■ **WHAT THE TASK REQUIRES**
Give the data below again exactly as it stands. Omit the pictures.

— BEGIN SOURCE MATERIAL —

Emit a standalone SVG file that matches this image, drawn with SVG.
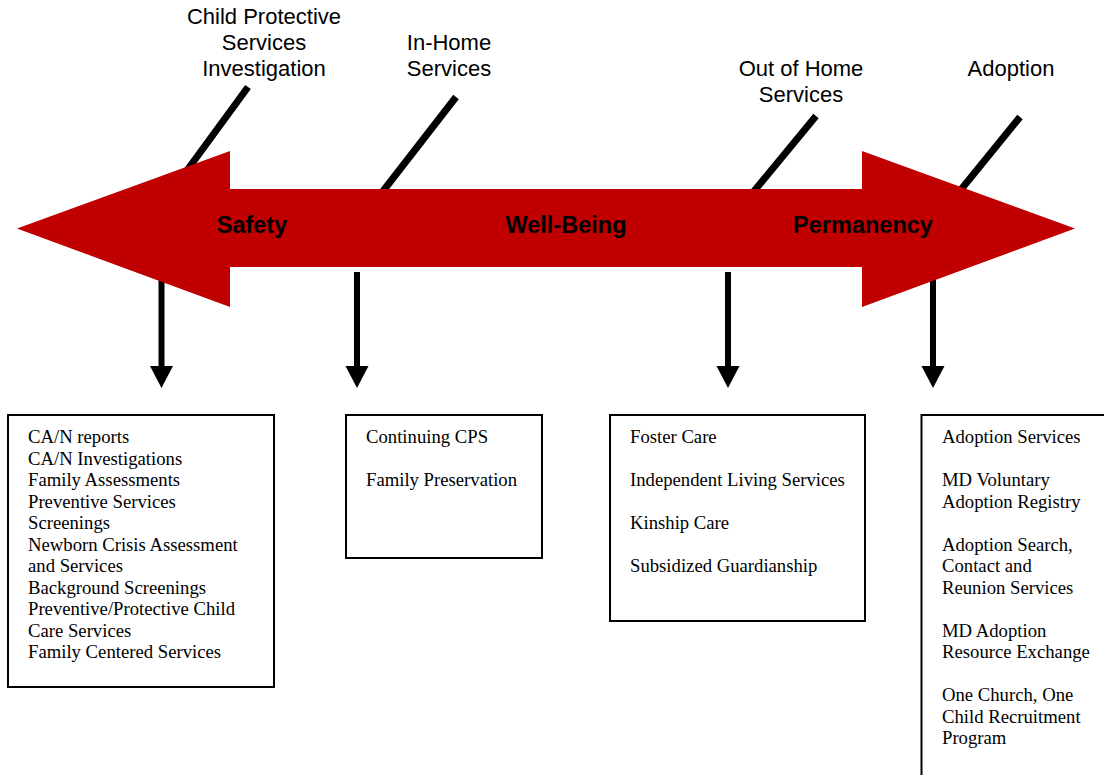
<svg xmlns="http://www.w3.org/2000/svg" width="1104" height="775" viewBox="0 0 1104 775">
<style>
.top{font-family:"Liberation Sans",Arial,sans-serif;font-size:22px;fill:#000;text-anchor:middle}
.bold{font-family:"Liberation Sans",Arial,sans-serif;font-size:23.5px;font-weight:bold;fill:#000;text-anchor:middle}
.item{font-family:"Liberation Serif","Times New Roman",serif;font-size:18.7px;fill:#000}
.box{fill:#fff;stroke:#000;stroke-width:2}
.diag{stroke:#000;stroke-width:7;fill:none}
.down{stroke:#000;stroke-width:6;fill:none}
</style>
<defs>
<marker id="ah" viewBox="0 0 24 22" refX="12" refY="22" markerWidth="24" markerHeight="22" markerUnits="userSpaceOnUse" orient="auto-start-reverse">
<path d="M0,0 L24,0 L12,22 Z" fill="#000"/>
</marker>
</defs>
<rect width="1104" height="775" fill="#fff"/>
<g id="connectors">
<line class="diag" x1="248" y1="87" x2="180" y2="180"/>
<line class="diag" x1="456" y1="97" x2="380" y2="195"/>
<line class="diag" x1="816" y1="116" x2="750" y2="196"/>
<line class="diag" x1="1020" y1="117" x2="955" y2="197"/>
<line class="down" x1="161.5" y1="260" x2="161.5" y2="366"/>
<path d="M150,366 L173,366 L161.5,388 Z" fill="#000"/>
<line class="down" x1="357" y1="272" x2="357" y2="366"/>
<path d="M345.5,366 L368.5,366 L357,388 Z" fill="#000"/>
<line class="down" x1="728" y1="272" x2="728" y2="366"/>
<path d="M716.5,366 L739.5,366 L728,388 Z" fill="#000"/>
<line class="down" x1="933" y1="270" x2="933" y2="366"/>
<path d="M921.5,366 L944.5,366 L933,388 Z" fill="#000"/>
</g>
<g id="main-arrow">
<path d="M17,228.5 L230,151 L230,189 L862,189 L862,151 L1075,228.5 L862,307 L862,267 L230,267 L230,307 Z" fill="#C00000"/>
<text class="bold" x="252" y="233">Safety</text>
<text class="bold" x="566" y="233">Well-Being</text>
<text class="bold" x="863" y="233">Permanency</text>
</g>
<g id="label-cps">
<text class="top" x="264" y="24">Child Protective</text>
<text class="top" x="264" y="50">Services</text>
<text class="top" x="264" y="76">Investigation</text>
</g>
<g id="label-inhome">
<text class="top" x="449" y="50">In-Home</text>
<text class="top" x="449" y="76">Services</text>
</g>
<g id="label-outofhome">
<text class="top" x="801" y="76">Out of Home</text>
<text class="top" x="801" y="102">Services</text>
</g>
<g id="label-adoption">
<text class="top" x="1011" y="76">Adoption</text>
</g>
<g id="box-safety">
<rect class="box" x="8" y="415" width="266" height="272"/>
<text class="item" x="28" y="443">CA/N reports</text>
<text class="item" x="28" y="464.5">CA/N Investigations</text>
<text class="item" x="28" y="486">Family Assessments</text>
<text class="item" x="28" y="507.5">Preventive Services</text>
<text class="item" x="28" y="529">Screenings</text>
<text class="item" x="28" y="550.5">Newborn Crisis Assessment</text>
<text class="item" x="28" y="572">and Services</text>
<text class="item" x="28" y="593.5">Background Screenings</text>
<text class="item" x="28" y="615">Preventive/Protective Child</text>
<text class="item" x="28" y="636.5">Care Services</text>
<text class="item" x="28" y="658">Family Centered Services</text>
</g>
<g id="box-inhome">
<rect class="box" x="346" y="415" width="196" height="143"/>
<text class="item" x="366" y="443">Continuing CPS</text>
<text class="item" x="366" y="486">Family Preservation</text>
</g>
<g id="box-outofhome">
<rect class="box" x="610" y="415" width="255" height="206"/>
<text class="item" x="630" y="443">Foster Care</text>
<text class="item" x="630" y="486">Independent Living Services</text>
<text class="item" x="630" y="529">Kinship Care</text>
<text class="item" x="630" y="572">Subsidized Guardianship</text>
</g>
<g id="box-adoption">
<rect class="box" x="921.5" y="415" width="200" height="380"/>
<text class="item" x="942" y="443">Adoption Services</text>
<text class="item" x="942" y="486">MD Voluntary</text>
<text class="item" x="942" y="507.5">Adoption Registry</text>
<text class="item" x="942" y="550.5">Adoption Search,</text>
<text class="item" x="942" y="572">Contact and</text>
<text class="item" x="942" y="593.5">Reunion Services</text>
<text class="item" x="942" y="636.5">MD Adoption</text>
<text class="item" x="942" y="658">Resource Exchange</text>
<text class="item" x="942" y="701">One Church, One</text>
<text class="item" x="942" y="722.5">Child Recruitment</text>
<text class="item" x="942" y="744">Program</text>
</g>
</svg>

— END SOURCE MATERIAL —

■ **TASK OUTPUT**
Emit a standalone SVG file that matches this image, drawn with SVG.
<svg xmlns="http://www.w3.org/2000/svg" width="1104" height="775" viewBox="0 0 1104 775">
<style>
.top{font-family:"Liberation Sans",Arial,sans-serif;font-size:22px;fill:#000;text-anchor:middle}
.bold{font-family:"Liberation Sans",Arial,sans-serif;font-size:23.5px;font-weight:bold;fill:#000;text-anchor:middle}
.item{font-family:"Liberation Serif","Times New Roman",serif;font-size:18.7px;fill:#000}
.box{fill:#fff;stroke:#000;stroke-width:2}
.diag{stroke:#000;stroke-width:7;fill:none}
.down{stroke:#000;stroke-width:6;fill:none}
</style>
<defs>
<marker id="ah" viewBox="0 0 24 22" refX="12" refY="22" markerWidth="24" markerHeight="22" markerUnits="userSpaceOnUse" orient="auto-start-reverse">
<path d="M0,0 L24,0 L12,22 Z" fill="#000"/>
</marker>
</defs>
<rect width="1104" height="775" fill="#fff"/>
<g id="connectors">
<line class="diag" x1="248" y1="87" x2="180" y2="180"/>
<line class="diag" x1="456" y1="97" x2="380" y2="195"/>
<line class="diag" x1="816" y1="116" x2="750" y2="196"/>
<line class="diag" x1="1020" y1="117" x2="955" y2="197"/>
<line class="down" x1="161.5" y1="260" x2="161.5" y2="366"/>
<path d="M150,366 L173,366 L161.5,388 Z" fill="#000"/>
<line class="down" x1="357" y1="272" x2="357" y2="366"/>
<path d="M345.5,366 L368.5,366 L357,388 Z" fill="#000"/>
<line class="down" x1="728" y1="272" x2="728" y2="366"/>
<path d="M716.5,366 L739.5,366 L728,388 Z" fill="#000"/>
<line class="down" x1="933" y1="270" x2="933" y2="366"/>
<path d="M921.5,366 L944.5,366 L933,388 Z" fill="#000"/>
</g>
<g id="main-arrow">
<path d="M17,228.5 L230,151 L230,189 L862,189 L862,151 L1075,228.5 L862,307 L862,267 L230,267 L230,307 Z" fill="#C00000"/>
<text class="bold" x="252" y="233">Safety</text>
<text class="bold" x="566" y="233">Well-Being</text>
<text class="bold" x="863" y="233">Permanency</text>
</g>
<g id="label-cps">
<text class="top" x="264" y="24">Child Protective</text>
<text class="top" x="264" y="50">Services</text>
<text class="top" x="264" y="76">Investigation</text>
</g>
<g id="label-inhome">
<text class="top" x="449" y="50">In-Home</text>
<text class="top" x="449" y="76">Services</text>
</g>
<g id="label-outofhome">
<text class="top" x="801" y="76">Out of Home</text>
<text class="top" x="801" y="102">Services</text>
</g>
<g id="label-adoption">
<text class="top" x="1011" y="76">Adoption</text>
</g>
<g id="box-safety">
<rect class="box" x="8" y="415" width="266" height="272"/>
<text class="item" x="28" y="443">CA/N reports</text>
<text class="item" x="28" y="464.5">CA/N Investigations</text>
<text class="item" x="28" y="486">Family Assessments</text>
<text class="item" x="28" y="507.5">Preventive Services</text>
<text class="item" x="28" y="529">Screenings</text>
<text class="item" x="28" y="550.5">Newborn Crisis Assessment</text>
<text class="item" x="28" y="572">and Services</text>
<text class="item" x="28" y="593.5">Background Screenings</text>
<text class="item" x="28" y="615">Preventive/Protective Child</text>
<text class="item" x="28" y="636.5">Care Services</text>
<text class="item" x="28" y="658">Family Centered Services</text>
</g>
<g id="box-inhome">
<rect class="box" x="346" y="415" width="196" height="143"/>
<text class="item" x="366" y="443">Continuing CPS</text>
<text class="item" x="366" y="486">Family Preservation</text>
</g>
<g id="box-outofhome">
<rect class="box" x="610" y="415" width="255" height="206"/>
<text class="item" x="630" y="443">Foster Care</text>
<text class="item" x="630" y="486">Independent Living Services</text>
<text class="item" x="630" y="529">Kinship Care</text>
<text class="item" x="630" y="572">Subsidized Guardianship</text>
</g>
<g id="box-adoption">
<rect class="box" x="921.5" y="415" width="200" height="380"/>
<text class="item" x="942" y="443">Adoption Services</text>
<text class="item" x="942" y="486">MD Voluntary</text>
<text class="item" x="942" y="507.5">Adoption Registry</text>
<text class="item" x="942" y="550.5">Adoption Search,</text>
<text class="item" x="942" y="572">Contact and</text>
<text class="item" x="942" y="593.5">Reunion Services</text>
<text class="item" x="942" y="636.5">MD Adoption</text>
<text class="item" x="942" y="658">Resource Exchange</text>
<text class="item" x="942" y="701">One Church, One</text>
<text class="item" x="942" y="722.5">Child Recruitment</text>
<text class="item" x="942" y="744">Program</text>
</g>
</svg>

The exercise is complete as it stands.